→ Data block
* Begin *

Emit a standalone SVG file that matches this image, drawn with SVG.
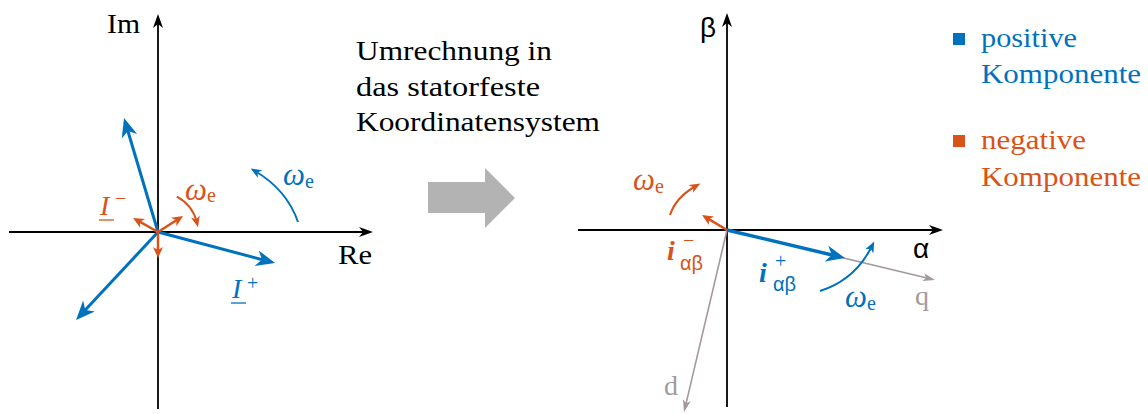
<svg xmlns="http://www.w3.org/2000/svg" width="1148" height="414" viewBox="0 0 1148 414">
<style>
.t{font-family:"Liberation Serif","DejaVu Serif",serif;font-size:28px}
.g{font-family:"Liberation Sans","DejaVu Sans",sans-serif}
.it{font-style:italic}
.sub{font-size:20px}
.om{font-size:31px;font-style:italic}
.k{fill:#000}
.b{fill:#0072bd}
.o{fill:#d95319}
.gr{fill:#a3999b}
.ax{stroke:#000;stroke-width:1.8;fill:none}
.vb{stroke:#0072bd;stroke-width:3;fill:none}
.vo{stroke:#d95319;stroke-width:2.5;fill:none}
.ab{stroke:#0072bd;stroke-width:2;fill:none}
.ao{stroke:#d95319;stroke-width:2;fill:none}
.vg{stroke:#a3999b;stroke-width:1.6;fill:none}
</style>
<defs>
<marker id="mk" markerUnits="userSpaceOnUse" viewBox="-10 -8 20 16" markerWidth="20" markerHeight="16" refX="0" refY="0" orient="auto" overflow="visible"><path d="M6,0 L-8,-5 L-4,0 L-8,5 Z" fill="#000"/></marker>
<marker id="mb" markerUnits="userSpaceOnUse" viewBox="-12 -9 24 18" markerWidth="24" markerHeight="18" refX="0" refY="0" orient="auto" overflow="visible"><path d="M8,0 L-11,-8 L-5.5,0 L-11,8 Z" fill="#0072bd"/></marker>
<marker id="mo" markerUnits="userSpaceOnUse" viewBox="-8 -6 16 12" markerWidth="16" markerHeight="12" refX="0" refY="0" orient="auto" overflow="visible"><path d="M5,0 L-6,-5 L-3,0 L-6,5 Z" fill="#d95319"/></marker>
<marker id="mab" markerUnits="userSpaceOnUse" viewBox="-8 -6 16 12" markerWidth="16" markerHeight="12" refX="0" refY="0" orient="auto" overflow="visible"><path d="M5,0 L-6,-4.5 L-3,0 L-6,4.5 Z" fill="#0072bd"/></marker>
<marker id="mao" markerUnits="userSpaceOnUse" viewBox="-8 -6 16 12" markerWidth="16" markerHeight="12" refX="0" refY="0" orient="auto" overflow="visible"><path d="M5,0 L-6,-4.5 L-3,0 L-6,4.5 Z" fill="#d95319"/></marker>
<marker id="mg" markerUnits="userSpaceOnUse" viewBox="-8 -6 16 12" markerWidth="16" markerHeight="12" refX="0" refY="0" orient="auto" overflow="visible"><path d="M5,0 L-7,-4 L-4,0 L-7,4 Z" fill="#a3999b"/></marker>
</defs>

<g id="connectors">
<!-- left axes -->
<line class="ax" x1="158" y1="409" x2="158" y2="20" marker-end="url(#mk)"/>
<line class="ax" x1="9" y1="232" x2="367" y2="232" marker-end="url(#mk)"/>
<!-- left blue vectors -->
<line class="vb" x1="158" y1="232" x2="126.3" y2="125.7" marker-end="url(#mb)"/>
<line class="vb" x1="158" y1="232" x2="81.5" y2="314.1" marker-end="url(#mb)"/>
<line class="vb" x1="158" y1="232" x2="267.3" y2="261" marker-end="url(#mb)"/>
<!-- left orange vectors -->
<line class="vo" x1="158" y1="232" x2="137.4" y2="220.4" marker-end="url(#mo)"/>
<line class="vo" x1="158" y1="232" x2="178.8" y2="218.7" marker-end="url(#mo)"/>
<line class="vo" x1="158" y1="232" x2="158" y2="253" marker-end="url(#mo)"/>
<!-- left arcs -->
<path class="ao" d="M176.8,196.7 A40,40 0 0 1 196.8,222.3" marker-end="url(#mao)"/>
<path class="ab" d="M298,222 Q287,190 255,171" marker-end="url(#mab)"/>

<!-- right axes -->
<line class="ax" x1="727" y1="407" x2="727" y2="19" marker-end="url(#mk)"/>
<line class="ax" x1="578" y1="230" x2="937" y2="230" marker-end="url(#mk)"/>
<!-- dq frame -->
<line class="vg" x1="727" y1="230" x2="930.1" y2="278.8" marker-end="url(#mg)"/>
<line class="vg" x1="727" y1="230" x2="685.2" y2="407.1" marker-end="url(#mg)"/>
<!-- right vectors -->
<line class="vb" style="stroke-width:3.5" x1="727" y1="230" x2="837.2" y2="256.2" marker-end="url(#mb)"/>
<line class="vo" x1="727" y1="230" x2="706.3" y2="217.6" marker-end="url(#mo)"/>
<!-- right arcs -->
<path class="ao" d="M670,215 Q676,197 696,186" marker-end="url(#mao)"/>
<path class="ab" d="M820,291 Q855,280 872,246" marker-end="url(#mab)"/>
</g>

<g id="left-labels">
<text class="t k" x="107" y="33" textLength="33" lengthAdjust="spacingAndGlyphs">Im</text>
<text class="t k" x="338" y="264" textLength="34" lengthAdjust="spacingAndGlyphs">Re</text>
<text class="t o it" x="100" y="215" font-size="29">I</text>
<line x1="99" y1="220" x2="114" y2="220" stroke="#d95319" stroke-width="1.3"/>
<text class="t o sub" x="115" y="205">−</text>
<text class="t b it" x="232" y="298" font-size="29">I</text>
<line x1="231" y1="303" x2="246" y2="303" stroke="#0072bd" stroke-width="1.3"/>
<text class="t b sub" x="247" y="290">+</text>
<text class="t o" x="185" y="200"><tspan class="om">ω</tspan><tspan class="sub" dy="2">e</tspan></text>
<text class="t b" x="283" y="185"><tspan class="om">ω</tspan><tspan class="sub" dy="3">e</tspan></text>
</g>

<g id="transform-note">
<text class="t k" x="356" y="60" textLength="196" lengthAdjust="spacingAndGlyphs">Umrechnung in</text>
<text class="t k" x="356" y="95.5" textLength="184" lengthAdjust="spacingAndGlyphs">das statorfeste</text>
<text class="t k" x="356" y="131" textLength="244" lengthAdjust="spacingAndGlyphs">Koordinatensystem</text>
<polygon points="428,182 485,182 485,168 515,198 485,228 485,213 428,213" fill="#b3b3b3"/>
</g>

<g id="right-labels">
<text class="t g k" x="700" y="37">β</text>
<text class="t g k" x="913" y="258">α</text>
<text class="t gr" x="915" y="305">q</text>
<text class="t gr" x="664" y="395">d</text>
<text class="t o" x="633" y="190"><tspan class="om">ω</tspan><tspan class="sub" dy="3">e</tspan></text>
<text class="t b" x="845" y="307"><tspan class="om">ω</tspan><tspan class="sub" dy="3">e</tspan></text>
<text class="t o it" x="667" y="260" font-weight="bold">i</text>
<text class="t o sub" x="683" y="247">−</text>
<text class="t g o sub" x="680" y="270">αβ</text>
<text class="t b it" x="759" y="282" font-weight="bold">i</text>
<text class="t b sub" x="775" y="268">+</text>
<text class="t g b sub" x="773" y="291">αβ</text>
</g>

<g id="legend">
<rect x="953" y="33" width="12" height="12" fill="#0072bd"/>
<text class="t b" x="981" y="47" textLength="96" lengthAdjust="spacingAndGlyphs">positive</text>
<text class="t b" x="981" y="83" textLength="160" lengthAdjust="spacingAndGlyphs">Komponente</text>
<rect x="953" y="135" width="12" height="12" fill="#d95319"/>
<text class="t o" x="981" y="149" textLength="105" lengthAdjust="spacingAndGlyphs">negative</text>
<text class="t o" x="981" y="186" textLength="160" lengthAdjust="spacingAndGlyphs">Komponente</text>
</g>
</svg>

* End *

→ What the task asks
Without the pictures, write out the whole listing above exactly as it appears.

→ Final result
Emit a standalone SVG file that matches this image, drawn with SVG.
<svg xmlns="http://www.w3.org/2000/svg" width="1148" height="414" viewBox="0 0 1148 414">
<style>
.t{font-family:"Liberation Serif","DejaVu Serif",serif;font-size:28px}
.g{font-family:"Liberation Sans","DejaVu Sans",sans-serif}
.it{font-style:italic}
.sub{font-size:20px}
.om{font-size:31px;font-style:italic}
.k{fill:#000}
.b{fill:#0072bd}
.o{fill:#d95319}
.gr{fill:#a3999b}
.ax{stroke:#000;stroke-width:1.8;fill:none}
.vb{stroke:#0072bd;stroke-width:3;fill:none}
.vo{stroke:#d95319;stroke-width:2.5;fill:none}
.ab{stroke:#0072bd;stroke-width:2;fill:none}
.ao{stroke:#d95319;stroke-width:2;fill:none}
.vg{stroke:#a3999b;stroke-width:1.6;fill:none}
</style>
<defs>
<marker id="mk" markerUnits="userSpaceOnUse" viewBox="-10 -8 20 16" markerWidth="20" markerHeight="16" refX="0" refY="0" orient="auto" overflow="visible"><path d="M6,0 L-8,-5 L-4,0 L-8,5 Z" fill="#000"/></marker>
<marker id="mb" markerUnits="userSpaceOnUse" viewBox="-12 -9 24 18" markerWidth="24" markerHeight="18" refX="0" refY="0" orient="auto" overflow="visible"><path d="M8,0 L-11,-8 L-5.5,0 L-11,8 Z" fill="#0072bd"/></marker>
<marker id="mo" markerUnits="userSpaceOnUse" viewBox="-8 -6 16 12" markerWidth="16" markerHeight="12" refX="0" refY="0" orient="auto" overflow="visible"><path d="M5,0 L-6,-5 L-3,0 L-6,5 Z" fill="#d95319"/></marker>
<marker id="mab" markerUnits="userSpaceOnUse" viewBox="-8 -6 16 12" markerWidth="16" markerHeight="12" refX="0" refY="0" orient="auto" overflow="visible"><path d="M5,0 L-6,-4.5 L-3,0 L-6,4.5 Z" fill="#0072bd"/></marker>
<marker id="mao" markerUnits="userSpaceOnUse" viewBox="-8 -6 16 12" markerWidth="16" markerHeight="12" refX="0" refY="0" orient="auto" overflow="visible"><path d="M5,0 L-6,-4.5 L-3,0 L-6,4.5 Z" fill="#d95319"/></marker>
<marker id="mg" markerUnits="userSpaceOnUse" viewBox="-8 -6 16 12" markerWidth="16" markerHeight="12" refX="0" refY="0" orient="auto" overflow="visible"><path d="M5,0 L-7,-4 L-4,0 L-7,4 Z" fill="#a3999b"/></marker>
</defs>

<g id="connectors">
<!-- left axes -->
<line class="ax" x1="158" y1="409" x2="158" y2="20" marker-end="url(#mk)"/>
<line class="ax" x1="9" y1="232" x2="367" y2="232" marker-end="url(#mk)"/>
<!-- left blue vectors -->
<line class="vb" x1="158" y1="232" x2="126.3" y2="125.7" marker-end="url(#mb)"/>
<line class="vb" x1="158" y1="232" x2="81.5" y2="314.1" marker-end="url(#mb)"/>
<line class="vb" x1="158" y1="232" x2="267.3" y2="261" marker-end="url(#mb)"/>
<!-- left orange vectors -->
<line class="vo" x1="158" y1="232" x2="137.4" y2="220.4" marker-end="url(#mo)"/>
<line class="vo" x1="158" y1="232" x2="178.8" y2="218.7" marker-end="url(#mo)"/>
<line class="vo" x1="158" y1="232" x2="158" y2="253" marker-end="url(#mo)"/>
<!-- left arcs -->
<path class="ao" d="M176.8,196.7 A40,40 0 0 1 196.8,222.3" marker-end="url(#mao)"/>
<path class="ab" d="M298,222 Q287,190 255,171" marker-end="url(#mab)"/>

<!-- right axes -->
<line class="ax" x1="727" y1="407" x2="727" y2="19" marker-end="url(#mk)"/>
<line class="ax" x1="578" y1="230" x2="937" y2="230" marker-end="url(#mk)"/>
<!-- dq frame -->
<line class="vg" x1="727" y1="230" x2="930.1" y2="278.8" marker-end="url(#mg)"/>
<line class="vg" x1="727" y1="230" x2="685.2" y2="407.1" marker-end="url(#mg)"/>
<!-- right vectors -->
<line class="vb" style="stroke-width:3.5" x1="727" y1="230" x2="837.2" y2="256.2" marker-end="url(#mb)"/>
<line class="vo" x1="727" y1="230" x2="706.3" y2="217.6" marker-end="url(#mo)"/>
<!-- right arcs -->
<path class="ao" d="M670,215 Q676,197 696,186" marker-end="url(#mao)"/>
<path class="ab" d="M820,291 Q855,280 872,246" marker-end="url(#mab)"/>
</g>

<g id="left-labels">
<text class="t k" x="107" y="33" textLength="33" lengthAdjust="spacingAndGlyphs">Im</text>
<text class="t k" x="338" y="264" textLength="34" lengthAdjust="spacingAndGlyphs">Re</text>
<text class="t o it" x="100" y="215" font-size="29">I</text>
<line x1="99" y1="220" x2="114" y2="220" stroke="#d95319" stroke-width="1.3"/>
<text class="t o sub" x="115" y="205">−</text>
<text class="t b it" x="232" y="298" font-size="29">I</text>
<line x1="231" y1="303" x2="246" y2="303" stroke="#0072bd" stroke-width="1.3"/>
<text class="t b sub" x="247" y="290">+</text>
<text class="t o" x="185" y="200"><tspan class="om">ω</tspan><tspan class="sub" dy="2">e</tspan></text>
<text class="t b" x="283" y="185"><tspan class="om">ω</tspan><tspan class="sub" dy="3">e</tspan></text>
</g>

<g id="transform-note">
<text class="t k" x="356" y="60" textLength="196" lengthAdjust="spacingAndGlyphs">Umrechnung in</text>
<text class="t k" x="356" y="95.5" textLength="184" lengthAdjust="spacingAndGlyphs">das statorfeste</text>
<text class="t k" x="356" y="131" textLength="244" lengthAdjust="spacingAndGlyphs">Koordinatensystem</text>
<polygon points="428,182 485,182 485,168 515,198 485,228 485,213 428,213" fill="#b3b3b3"/>
</g>

<g id="right-labels">
<text class="t g k" x="700" y="37">β</text>
<text class="t g k" x="913" y="258">α</text>
<text class="t gr" x="915" y="305">q</text>
<text class="t gr" x="664" y="395">d</text>
<text class="t o" x="633" y="190"><tspan class="om">ω</tspan><tspan class="sub" dy="3">e</tspan></text>
<text class="t b" x="845" y="307"><tspan class="om">ω</tspan><tspan class="sub" dy="3">e</tspan></text>
<text class="t o it" x="667" y="260" font-weight="bold">i</text>
<text class="t o sub" x="683" y="247">−</text>
<text class="t g o sub" x="680" y="270">αβ</text>
<text class="t b it" x="759" y="282" font-weight="bold">i</text>
<text class="t b sub" x="775" y="268">+</text>
<text class="t g b sub" x="773" y="291">αβ</text>
</g>

<g id="legend">
<rect x="953" y="33" width="12" height="12" fill="#0072bd"/>
<text class="t b" x="981" y="47" textLength="96" lengthAdjust="spacingAndGlyphs">positive</text>
<text class="t b" x="981" y="83" textLength="160" lengthAdjust="spacingAndGlyphs">Komponente</text>
<rect x="953" y="135" width="12" height="12" fill="#d95319"/>
<text class="t o" x="981" y="149" textLength="105" lengthAdjust="spacingAndGlyphs">negative</text>
<text class="t o" x="981" y="186" textLength="160" lengthAdjust="spacingAndGlyphs">Komponente</text>
</g>
</svg>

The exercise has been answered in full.